Description-Behavior Mismatch

High
Confidence
98% confidence
Finding
The skill is presented as a lifelines-based survival analysis capability, but its pipeline, prompts, and execution model shift into stock trading and backtesting. This capability mismatch can cause an agent to invoke the skill in the wrong context and perform unauthorized or unsafe financial actions under a misleading label.

Intent-Code Divergence

High
Confidence
99% confidence
Finding
The documentation is internally contradictory: the title and description describe statistical survival analysis, while later sections instruct the agent to gather market data, backtest, and perform trading execution. Such contradiction is dangerous because routing, user trust, and downstream policy checks may rely on the declared skill identity rather than the hidden operational behavior.

Context-Inappropriate Capability

High
Confidence
97% confidence
Finding
Including `trading_execution` in the pipeline of a survival-analysis skill introduces an unjustified action capability far beyond the declared analytical scope. In an agent ecosystem, this can expand effective privileges and enable high-risk financial actions when a user or orchestrator expects only statistical modeling.

Context-Inappropriate Capability

Medium
Confidence
94% confidence
Finding
Prompting for brokers, market data providers, strategy types, and target securities is inconsistent with the stated survival-analysis function and can steer the interaction into financial decision support or execution.

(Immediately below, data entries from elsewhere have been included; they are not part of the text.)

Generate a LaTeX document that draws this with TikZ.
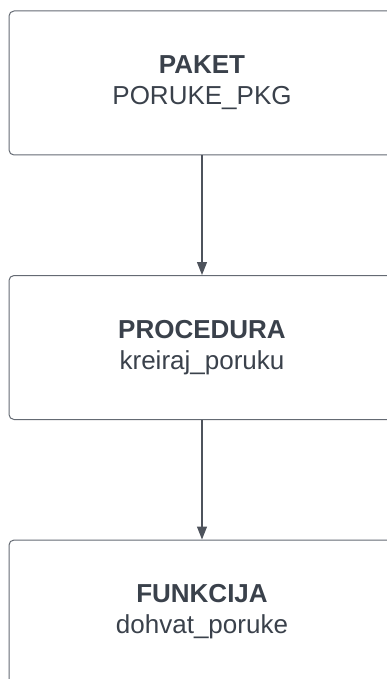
\documentclass[tikz,border=0pt]{standalone}
\usepackage{fontspec}
\setmainfont{Liberation Sans}
\usetikzlibrary{arrows.meta}
\definecolor{txt}{RGB}{58,65,75}
\definecolor{edge}{RGB}{100,106,115}
\definecolor{arr}{RGB}{78,83,92}
\begin{document}
\begin{tikzpicture}[x=1pt,y=-1pt,
  blockbox/.style={draw=edge, line width=1pt, rounded corners=5pt,
    minimum width=386pt, minimum height=144pt, inner sep=0pt,
    align=center, text=txt, font=\fontsize{26}{31}\selectfont},
  conn/.style={draw=arr, line width=1.3pt,
    -{Triangle[length=13pt,width=10pt]}}]
\useasboundingbox (0,0) rectangle (387,679);
\clip (0,0) rectangle (387,679);
\node[blockbox] (paket) at (202,83) {\textbf{PAKET}\\PORUKE\_PKG};
\node[blockbox] (proc) at (202,347.5) {\textbf{PROCEDURA}\\kreiraj\_poruku};
\node[blockbox] (funk) at (202,612) {\textbf{FUNKCIJA}\\dohvat\_poruke};
\draw[conn] (paket.south) -- (proc.north);
\draw[conn] (proc.south) -- (funk.north);
\end{tikzpicture}
\end{document}
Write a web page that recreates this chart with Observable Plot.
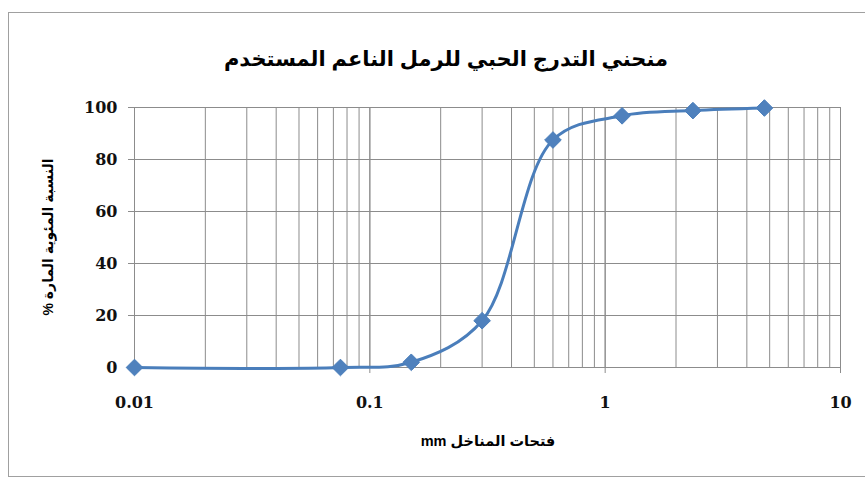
<!DOCTYPE html>
<html><head><meta charset="utf-8">
<script src="https://cdn.jsdelivr.net/npm/d3@7"></script>
<script src="https://cdn.jsdelivr.net/npm/@observablehq/plot@0.6"></script>
<style>
body{margin:0;background:#fff;}
#wrap{position:relative;width:865px;height:477px;overflow:hidden;font-family:Arial,"DejaVu Sans",sans-serif;background:#fff;}
#frame{position:absolute;left:8px;top:12px;width:900px;height:465px;border:1.5px solid #a0a0a0;box-sizing:border-box;}
#title{position:absolute;left:0;width:892px;top:47px;text-align:center;font-weight:bold;font-size:21px;direction:rtl;color:#000;}
#ylab{position:absolute;left:48px;top:237px;transform:translate(-50%,-50%) rotate(-90deg);white-space:nowrap;font-weight:bold;font-size:14px;direction:rtl;}
#xlab{position:absolute;left:488px;top:441px;transform:translate(-50%,-50%);white-space:nowrap;font-size:14.5px;font-weight:bold;direction:rtl;}
#chart{position:absolute;left:0;top:80px;}
#chart svg text{font-family:"DejaVu Serif",serif;font-weight:bold;font-size:16px;fill:#111;}
</style></head>
<body>
<div id="wrap">
<div id="frame"></div>
<div id="title">منحني التدرج الحبي للرمل الناعم المستخدم</div>
<div id="ylab">النسبة المئوية المارة %</div>
<div id="xlab">فتحات المناخل mm</div>
<div id="chart"></div>
</div>
<script>
const sieveSizes = [0.01, 0.075, 0.15, 0.3, 0.6, 1.18, 2.36, 4.75];
const percentPassing = [0, 0, 2, 18, 87.5, 96.8, 98.8, 99.8];
const xTicks = [0.01, 0.1, 1, 10];
const xTickLabels = ["0.01", "0.1", "1", "10"];
const yTicks = [0, 20, 40, 60, 80, 100];

const data = sieveSizes.map((s, i) => ({size: s, pct: percentPassing[i]}));
const minorTicks = [];
for (const dec of [0.01, 0.1, 1]) for (let k = 1; k <= 10; k++) minorTicks.push(+(dec * k).toPrecision(3));

const grid = "#8c8c8c";
const blue = "#4A7EBB";
const chart = Plot.plot({
  width: 865,
  height: 380,
  marginLeft: 134,
  marginRight: 25,
  marginTop: 27,
  marginBottom: 93,
  x: {type: "log", domain: [0.01, 10]},
  y: {domain: [0, 100]},
  marks: [
    Plot.gridX(minorTicks, {stroke: grid, strokeOpacity: 1, strokeWidth: 1}),
    Plot.gridY(yTicks, {stroke: grid, strokeOpacity: 1, strokeWidth: 1}),
    Plot.axisX(xTicks, {tickSize: 6, tickPadding: 23, stroke: grid, tickFormat: (d) => xTickLabels[xTicks.indexOf(d)], label: null}),
    Plot.axisY(yTicks, {tickSize: 6, tickPadding: 11, stroke: grid, label: null}),
    Plot.line(data, {x: "size", y: "pct", curve: "catmull-rom", stroke: blue, strokeWidth: 3}),
    Plot.dot(data, {x: "size", y: "pct", symbol: "diamond2", r: 7.5, fill: "#4F81BD", stroke: blue, strokeWidth: 1})
  ]
});
document.getElementById("chart").appendChild(chart);
</script>
</body></html>
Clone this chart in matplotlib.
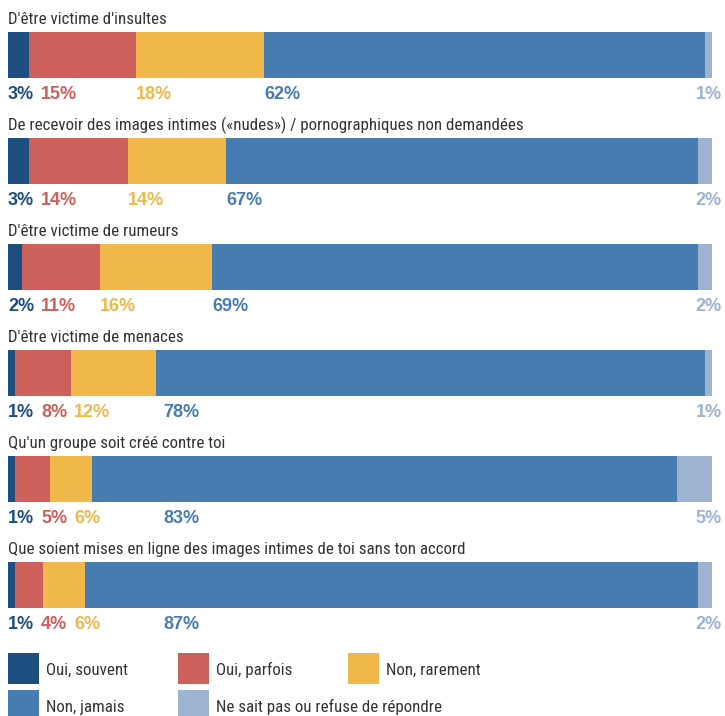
import matplotlib
matplotlib.use('Agg')
import matplotlib.pyplot as plt
from matplotlib import font_manager as fm
from matplotlib.patches import Rectangle
import numpy as np

questions = [
    "D'être victime d'insultes",
    "De recevoir des images intimes (\u00abnudes\u00bb) / pornographiques non demandées",
    "D'être victime de rumeurs",
    "D'être victime de menaces",
    "Qu'un groupe soit créé contre toi",
    "Que soient mises en ligne des images intimes de toi sans ton accord",
]
categories = ["Oui, souvent", "Oui, parfois", "Non, rarement", "Non, jamais",
              "Ne sait pas ou refuse de répondre"]
souvent = [3, 3, 2, 1, 1, 1]
parfois = [15, 14, 11, 8, 5, 4]
rarement = [18, 14, 16, 12, 6, 6]
jamais = [62, 67, 69, 78, 83, 87]
nsp = [1, 2, 2, 1, 5, 2]

colors = ['#1c4e80', '#cd605a', '#f0b84b', '#477cb0', '#9db3d1']
text_color = '#333333'

available = {f.name for f in fm.fontManager.ttflist}
prefs = ['Liberation Sans Narrow', 'Roboto Condensed', 'Archivo Narrow',
         'PT Sans Narrow', 'Fira Sans Condensed', 'IBM Plex Sans Condensed',
         'Open Sans Condensed']
narrow_name = next((p for p in prefs if p in available), None)
if narrow_name is None:
    narrow = ['Liberation Sans', 'DejaVu Sans']
    tsize = 10.8
else:
    narrow = [narrow_name, 'DejaVu Sans']
    tsize = 12.2
boldfam = ['Liberation Sans', 'DejaVu Sans']

W, H = 725, 716
fig = plt.figure(figsize=(W / 100, H / 100), dpi=100)
ax = fig.add_axes([8 / W, 0, 704 / W, 1])
ax.set_xlim(0, 100)
ax.set_ylim(H, 0)
ax.axis('off')

series = np.array([souvent, parfois, rarement, jamais, nsp], dtype=float)
shares = series / series.sum(axis=0) * 100

row_pitch = 106
first_top = 32
bar_h = 46
px = 100 / 704  # data units per pixel
jamais_min = 155 * px

fig.canvas.draw()
renderer = fig.canvas.get_renderer()

for i, q in enumerate(questions):
    top = first_top + i * row_pitch
    center = top + bar_h / 2
    left = 0.0
    starts = []
    for k in range(5):
        ax.barh(center, shares[k, i], left=left, height=bar_h,
                color=colors[k], linewidth=0)
        starts.append(left)
        left += shares[k, i]
    ax.text(0, top - 8, q, ha='left', va='baseline', fontsize=tsize,
            family=narrow, color=text_color)
    base = top + bar_h + 21
    prev_end = -1e9
    for k in range(4):
        x = max(starts[k], prev_end + 7 * px)
        if k == 3:
            x = max(x, jamais_min)
        t = ax.text(x, base, f"{int(series[k, i])}%", ha='left', va='baseline',
                    fontsize=13, fontweight='bold', family=boldfam,
                    color=colors[k])
        bb = t.get_window_extent(renderer)
        prev_end = x + bb.width * px
    ax.text(100 + 10 * px, base, f"{int(series[4, i])}%", ha='right',
            va='baseline', fontsize=13, fontweight='bold', family=boldfam,
            color=colors[4])

# legend
lax = fig.add_axes([0, 0, 1, 1])
lax.set_xlim(0, W)
lax.set_ylim(H, 0)
lax.axis('off')
lax.patch.set_alpha(0)
col_x = [8, 178, 348]
row_y = [653, 690]
order = [(0, 0, 0), (1, 0, 1), (2, 0, 2), (3, 1, 0), (4, 1, 1)]
for k, r, c in order:
    x0, y0 = col_x[c], row_y[r]
    lax.add_patch(Rectangle((x0, y0), 31, 31, facecolor=colors[k], linewidth=0))
    lax.text(x0 + 38, y0 + 22, categories[k], ha='left', va='baseline',
             fontsize=tsize, family=narrow, color=text_color)

fig.savefig('out.png', dpi=100)
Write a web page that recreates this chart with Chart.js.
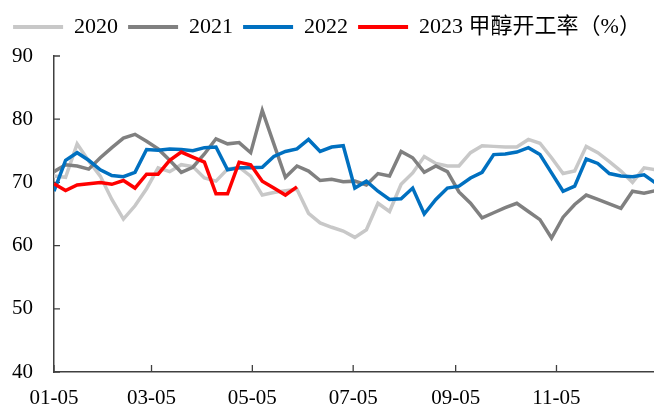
<!DOCTYPE html>
<html><head><meta charset="utf-8">
<script src="https://cdn.jsdelivr.net/npm/chart.js@4/dist/chart.umd.min.js"></script>
<style>html,body{margin:0;padding:0;background:#fff;overflow:hidden}</style>
</head><body>
<canvas id="c" width="654" height="408"></canvas>
<script>
const dates = ["01-05","01-12","01-19","01-26","02-02","02-09","02-16","02-23","03-02","03-09",
"03-16","03-23","03-30","04-06","04-13","04-20","04-27","05-04","05-11","05-18",
"05-25","06-01","06-08","06-15","06-22","06-29","07-06","07-13","07-20","07-27",
"08-03","08-10","08-17","08-24","08-31","09-07","09-14","09-21","09-28","10-05",
"10-12","10-19","10-26","11-02","11-09","11-16","11-23","11-30","12-07","12-14",
"12-21","12-28","01-04"];
const tickLabels = ["01-05","03-05","05-05","07-05","09-05","11-05"];
const v2020 = [71.0,70.8,76.1,73.4,71.0,67.3,64.2,66.3,69.0,72.3,
71.7,72.8,72.5,70.7,70.2,72.1,72.4,71.0,68.0,68.4,
68.7,68.9,65.1,63.6,62.9,62.3,61.3,62.5,66.7,65.4,
69.7,71.5,74.1,73.0,72.6,72.6,74.7,75.8,75.7,75.6,
75.6,76.8,76.2,73.9,71.4,71.8,75.7,74.7,73.3,71.8,
70.0,72.3,72.0];
const v2021 = [71.7,72.8,72.6,72.1,73.9,75.5,77.0,77.6,76.5,75.3,
73.5,71.6,72.4,74.5,76.9,76.1,76.3,74.7,81.4,76.1,
70.8,72.6,71.8,70.3,70.5,70.1,70.2,69.6,71.4,71.0,
74.9,73.9,71.6,72.6,71.7,68.5,66.7,64.4,65.2,66.0,
66.7,65.4,64.1,61.2,64.5,66.5,68.0,67.3,66.6,65.9,
68.6,68.3,68.7];
const v2022 = [68.6,73.5,74.7,73.5,72.0,71.1,70.9,71.6,75.2,75.1,
75.3,75.2,75.0,75.5,75.6,72.0,72.3,72.3,72.4,74.1,
74.9,75.3,76.8,74.9,75.6,75.8,69.1,70.2,68.6,67.3,
67.4,69.1,65.0,67.3,69.1,69.4,70.7,71.6,74.4,74.5,
74.8,75.5,74.4,71.5,68.6,69.4,73.7,73.0,71.4,71.0,
70.9,71.2,69.9];
const v2023 = [69.8,68.7,69.6,69.8,70.0,69.7,70.3,69.1,71.3,71.3,
73.5,74.8,74.0,73.2,68.2,68.2,73.2,72.8,70.2,69.1,
68.0,69.3];
const seriesNames = ["2020","2021","2022","2023 甲醇开工率（%）"];
const seriesColors = ["#c8c8c8","#808080","#0070c0","#ff0000"];

function dayOffset(md){
  const [m,d] = md.split('-').map(Number);
  const base = Date.UTC(2021,0,5);
  let t = Date.UTC(2021,m-1,d);
  if (t < base) t = Date.UTC(2022,m-1,d);
  return Math.round((t-base)/86400000);
}
const xDays = dates.map(dayOffset);
const tickDays = tickLabels.map(dayOffset);
const toPts = vals => vals.map((v,i)=>({x:xDays[i], y:v}));

const FONT = "'Liberation Serif','Times New Roman','Noto Sans CJK SC',serif";
const AX = '#404040';

const innerTicks = {
  id:'innerTicks',
  beforeDatasetsDraw(chart){
    const {ctx, chartArea:a, scales:{x,y}} = chart;
    ctx.save();
    ctx.strokeStyle = AX; ctx.lineWidth = 1.3;
    ctx.beginPath();
    y.ticks.forEach(t=>{ const py = y.getPixelForValue(t.value); ctx.moveTo(a.left, py); ctx.lineTo(a.left+6, py); });
    x.ticks.forEach(t=>{ const px = x.getPixelForValue(t.value); ctx.moveTo(px, a.bottom); ctx.lineTo(px, a.bottom-7); });
    ctx.stroke();
    ctx.restore();
  }
};
const legendHeight = {
  id:'legendHeight',
  beforeUpdate(chart){
    const lg = chart.legend;
    if (lg && !lg._patched){
      const orig = lg.fit.bind(lg);
      lg.fit = function(){ orig(); this.height = 50; };
      lg._patched = true;
    }
  }
};

const datasets = [v2020,v2021,v2022,v2023].map((vals,i)=>({
  label: seriesNames[i],
  data: toPts(vals),
  borderColor: seriesColors[i],
  backgroundColor: seriesColors[i],
  borderWidth: 3.5,
  pointRadius: 0,
  tension: 0,
  order: 4-i
}));

new Chart(document.getElementById('c'), {
  type:'line',
  data:{datasets},
  plugins:[innerTicks, legendHeight],
  options:{
    responsive:false,
    devicePixelRatio:1,
    animation:false,
    layout:{padding:{top:6,right:0,left:0,bottom:0}},
    plugins:{
      tooltip:{enabled:false},
      legend:{
        display:true,
        position:'top',
        labels:{
          font:{family:FONT,size:22},
          color:'#000',
          boxWidth:50,
          boxHeight:4,
          padding:10,
          generateLabels(chart){
            const items = Chart.defaults.plugins.legend.labels.generateLabels(chart);
            items.forEach(it=>{ it.lineWidth = 0; it.fillStyle = it.strokeStyle; });
            return items.sort((a,b)=>a.datasetIndex-b.datasetIndex);
          }
        }
      }
    },
    scales:{
      x:{
        type:'linear',
        min:0, max:363,
        afterBuildTicks(s){ s.ticks = tickDays.map(v=>({value:v})); },
        afterFit(s){ s.height = 36; },
        ticks:{
          autoSkip:false, maxRotation:0,
          padding:14,
          font:{family:FONT,size:21},
          color:'#000',
          callback:(v,i)=>tickLabels[i]
        },
        grid:{display:true, drawOnChartArea:false, drawTicks:false},
        border:{display:true, color:AX, width:1.5}
      },
      y:{
        min:40, max:90,
        afterFit(s){ s.width = 54; },
        ticks:{stepSize:10, padding:21, font:{family:FONT,size:21}, color:'#000'},
        grid:{display:true, drawOnChartArea:false, drawTicks:false},
        border:{display:true, color:AX, width:1.5}
      }
    }
  }
});
</script>
</body></html>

This broadens the skill's operational scope and increases the chance of accidental or deceptive misuse.

Description-Behavior Mismatch

High
Confidence
98% confidence
Finding
The human summary materially mismatches the declared skill purpose: it advertises ZVT-based quantitative trading, data providers, and backtesting workflows instead of lifelines-based survival analysis. This can cause users or downstream agents to invoke the skill under false assumptions, potentially leading to execution of unintended finance/trading workflows, misuse of tools, or concealment of the skill’s actual behavior.

Intent-Code Divergence

Medium
Confidence
93% confidence
Finding
The document mixes survival-analysis use cases with an unrelated ZVT quant-trading assistant pitch, creating contradictory guidance about the skill’s purpose. This ambiguity is dangerous because it increases the chance of incorrect tool selection, prompt routing errors, and user deception about what code or domain-specific actions the skill may perform.

Description-Behavior Mismatch

High
Confidence
98% confidence
Finding
The file defines semantic locks and preconditions for a trading system, but the skill metadata claims the skill is for lifelines-based survival analysis. This capability mismatch is dangerous because it can conceal unrelated or unauthorized behavior, mislead reviewers, and cause an agent to perform finance/trading actions or environment checks outside the declared scope.

Intent-Code Divergence

Medium
Confidence
95% confidence
Finding
The documented intent in this file is explicitly about trading execution constraints, market data access, and transaction rules, which contradicts the stated survival-analysis functionality. In the context of an analytical skill, this hidden domain shift increases the risk of deceptive packaging, unauthorized operations, and unsafe downstream tool invocation based on misleading documentation.

Description-Behavior Mismatch

Critical
Confidence
99% confidence
Finding
The seed is supposed to define a lifelines survival-analysis skill, but the content is overwhelmingly a ZVT trading/backtesting workflow with market-data collection, execution semantics, hard gates, and trading validation. This is a severe capability mismatch that can cause the host to install packages, request permissions, and execute workflows far outside the declared skill scope, which is especially dangerous because the file repeatedly frames these behaviors as mandatory execution protocol.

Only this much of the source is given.